The Hunted Movie Review
If I had only one sentence to explain how badly director William Friedkin has bungled "The Hunted," it would be this: 15-year-old Frankie Muniz, starring in this week's "Agent Cody Banks," is a more convincing covert operative as a kiddie spy than Benicio Del Toro is as the Special Forces assassin gone rogue in this movie.
In the unrelentingly violent Kosovo-war prologue -- which is supposed to establish why Del Toro went bonkers and can now be spotted filleting unsuspecting hunters like some vigilante vegan in the woods outside Portland, Oregon -- the star acts nothing like the stealthy, highly-trained, surgical-strike assassin he's supposed to be. In fact, he looks more like a clumsy little kid playing hide and seek (which is hardly suprising since he admits not training for the role).
It's almost laughable that he makes it all the way across an erupting urban battlefield and into a heavily guarded and fortified mosque to graphically slice-and-dice a cruel Serbian commander.
But that's just a prelude to the extensive ineptitude running roughshod throughout "The Hunted." This is the kind of low-production-value movie in which people are declared dead when you can clearly see the actor breathing, clothes dry within two minutes of stepping out of a river and cars involved in crashes have inconsistent damage from angle to angle and scene to scene. It's a movie in which 36-year-old Del Toro (supposedly the best of the best in his army Special Forces unit) can't even beat 57-year-old Tommy Lee Jones (the man sent to hunt him down) in slow, methodical hand-to-hand combat.

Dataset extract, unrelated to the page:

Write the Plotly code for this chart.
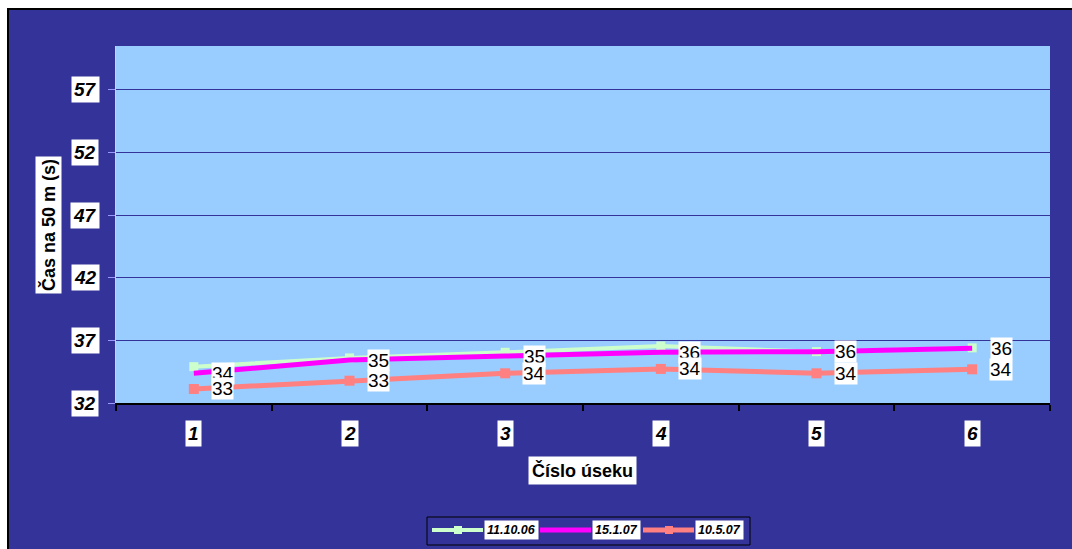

The film is just one long chase scene through the woods and the streets of Portland (once Del Toro is captured then escapes) without any character development or even much in the way of plot. We don't know, for example, why Del Toro has taken a shine to killing hunters (he's shell shocked and "can't turn it off" apparently) or how it is that Jones, a civilian, came to be in charge of the psycho's Army black-ops training (which we see in flashback).
We do know that's why the local FBI taskforce (led by rugged-babe agent Connie Nielsen, "Gladiator") wanted his help tracking the guy. And, of course, Jones is much smarter than anyone at the FBI too. When he shows up at a heavily-forested murder scene a whole day after the feds, within three minutes he's found a leg snare, lots of blood and a bunch of other clues a dozen agents somehow missed, even though the supposedly wily Del Toro leaves a trail like a slug.

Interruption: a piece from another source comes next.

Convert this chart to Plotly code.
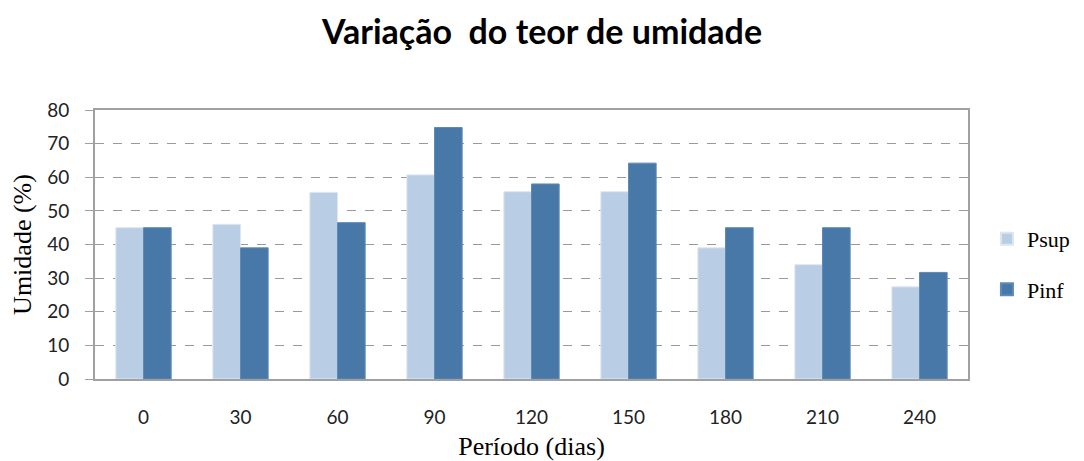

Whether they're riding on top of electric street cars, jumping off of waterfalls or taking long breaks to fashion elaborate booby traps and their own stone knives (I am not making this up), the whole movie consists of four repeating scenes: 1) Del Toro runs off into the woods; 2) Del Toro lays in wait for Jones, who always manages to find him within a matter of minutes; 3) Del Toro takes a couple swings at his old mentor, usually cutting him up a bit; 4) Del Toro disappears into the forest again.
There was an opportunity here to make an exciting, cerebral action-thriller in which these two men try like gangbusters to out-fox each other. But as written by David and Peter Griffiths (best known for last year's laughably defective Schwarzenegger terrorist flick "Collateral Damage") and directed by Friedkin, "The Hunted" plays more like a witless, stripped-down, Steven Seagal retread of "The Fugitive" -- a much better movie with Jones on the trail of a wanted man.
But even Steven Seagal would have brought this picture up a level. At least he could pull off the surreptitious Special Forces stuff with a modicum of credibility. And with former Oscar winner Del Toro turning in an apathetic, very possibly half-stoned performance, I honestly think Seagal's acting would have been better too.